As this rote beginning of The Bourne Supremacy suggests, the righteously paranoid superspy is in for more trouble from his past. Though he’s not certain what the “bits and pieces” mean, Marie insists he write them down, because “something good” might emerge. Their effort to repair Bourne’s “broken mind” resonates throughout his second run-in with the remnants of the Treadstone Project (namely, aging Cold Warrior Ward Abbott [Brian Cox]) and another, less institutionally immersed CIA team headed by the very crisp deputy director Pamela Landy (Joan Allen). (Abbott’s first efforts to dismiss her questions suggest his utter disdain of the next generation of spies: “I think you’ve wandered a little past your pay grade.” He might as well have added, “Missy.”)
Bourne’s many conflicts in this film begin with a couple of bad Russians, the oil capitalist Gretkov (Karl Roden) and his very own assassin, Kirill (Karl Urban). They tend to be shadowy and interact via cell phones and head gear, but their very dispassion makes them likely opponents for icy Bourne (Kirill makes a quick trip to a red-lit, pulsing Moscow club full of nearly naked girls, suggesting in the most pedestrian way his “iniquity). Their first function is to frame Bourne for the murder of two CIA field agents in Berlin while simultaneously killing him.
Or so they think. Every wily and resilient (and the franchise star), Bourne eludes the attempt on his life in India and then proceeds to reenter “the grid,” in order to find reasons and a sort of redemption. His immediate questions have to do with why someone is trying to kill him and how come the CIA — whose Treadstone Project, you recall from The Bourne Identity, zapped his brain and so over-trained him that he’d be a complete killing machine, with headaches, twitches, and nightmares — won’t leave him the hell alone. While the end of the first film left Bourne looking as if he might have figured out how to live a real life, with another person, the sequel returns him to his perpetually angsty, agitated state: the man without a real name or a real life, the killer who can’t stop because that’s “what he does.”
But when the perfect assassin is suddenly rendered missionless, not to mention amnesiac, he’s adrift (hence, the first film’s opening scene, fishing Bourne out of the sea). Embodying the ruthlessness of the eat-its-own CIA (as well as the entertainment industry), Bourne isn’t seeking revenge in the usual sense; rather, he’s trying to map his seemingly inexplicable behaviors (once again, his reflexes are stunning, though this time around he’s less surprised by his own speed and brutality). Though he’s plainly drawn from the Robert Ludlum novels, Bourne in the movies is less a man of his time than a man out of time, an emblem of an agency and a worldview coming apart. Bottom line: no matter what happens to Bourne, he’s always good for fragmentations of mind and blitzes of dead-on violence.

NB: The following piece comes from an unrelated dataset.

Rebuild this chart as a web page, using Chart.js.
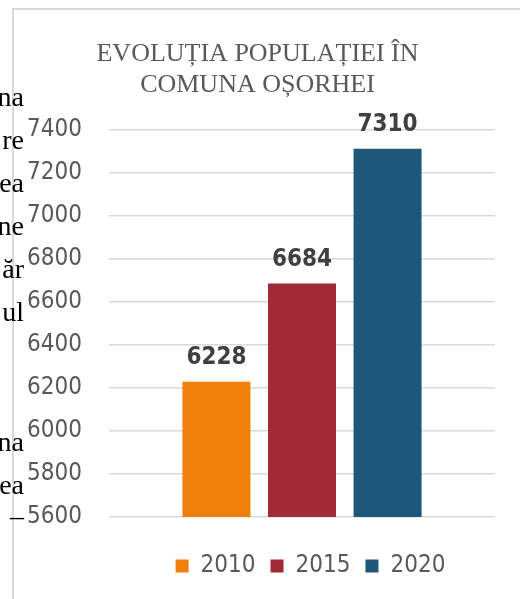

Once he heads back to Europe, the narrative is repeatedly fragmented. While the multiple locations (Berlin, London, Naples, and eventually, Moscow) are typical globetrotting spy devices, the memory lapses and dreadful violence are considerably less pleasant. Maintaining his distance (via high-power scopes), Bourne re-engages with the nefarious multi-national agents whom he worked so hard to renounce the first time out. These would be the alleged professionals who insist on believing every obviously misleading clue (fingerprint, name, photo) that comes their way. And so, they’re quick to accept at face value the planted (and frankly sloppy) evidence that Bourne is responsible for the CIA guys’ murders, as well as his own evil collusions with his erstwhile boss, Conklin (Chris Cooper, who appears in those fits of flashbacks that so perturb our boy Bourne). Such gullibility supports contrived movie plots, but the resulting blunders are not a little alarming (not to mention reminiscent of the intelligence errors that have shaped U.S. foreign policy of late).
And so, Bourne must sort out not only his own lost history (which involves a re-visitation with the in-over-her-head operative Nicky [Julia Stiles], during a brief and wholly abusive encounter), but also the mistakes being made by his supposed superiors, those agents equipped with arrays of surveillance gadgets and weapons. True, he has those nightmares driving him (“This is not a drill, soldier! This is a live project,” echoes in his wrecked head as he proceeds on an assassination that he will — once he remembers it — regret in a wholly melodramatic manner). But Bourne is also relentless, precise and fearsome, in pursuit of his goal, extracting some meaning out of his chaos.
And so The Bourne Supremacy, directed by Paul Greengrass (Bloody Sunday) expands smartly on Doug Liman’s first film’s spastic existentialism, twisting it even more tightly. Indeed, some fight and car chase scenes are nearly unreadable, thanks to convulsive camerawork (featuring lots of close-ups; you imagine DP Oliver Wood all up in Damon’s face, whether creeping around hotel rooms or leaping like a crazy man from the Friedrichstrasse Bridge over the river Spree), and extreme editing (courtesy of Christopher Rouse and Richard Pearson). Bourne’s complicated schemes can’t possibly work, but they do, partly because his CIA opponents are slow, but partly because his brain is so scrambled that he conjures connections they can’t even imagine.
For all Bourne’s charismatic conniving, The Bourne Supremacy tries hard to moralize him, to give him a sort of principled solitude in which he’s paid for his sins and earned the long, lonely shot set against a snowy backdrop. To that end, it delivers standard spy movie sequel repetitions: see Bourne leap and kick, see the camera lurch and run, see ferocious boy-boy mêlées you loved before, again. None of this, however, is as gripping as Bourne’s internal conflict. His dilemma occasionally veers toward Pinocchioish vexations: he wants to be a real boy, a self not legible on his multiple passports or in his splintered memories. But his noble goal, his efforts to put things right, are less interesting than how he survives himself.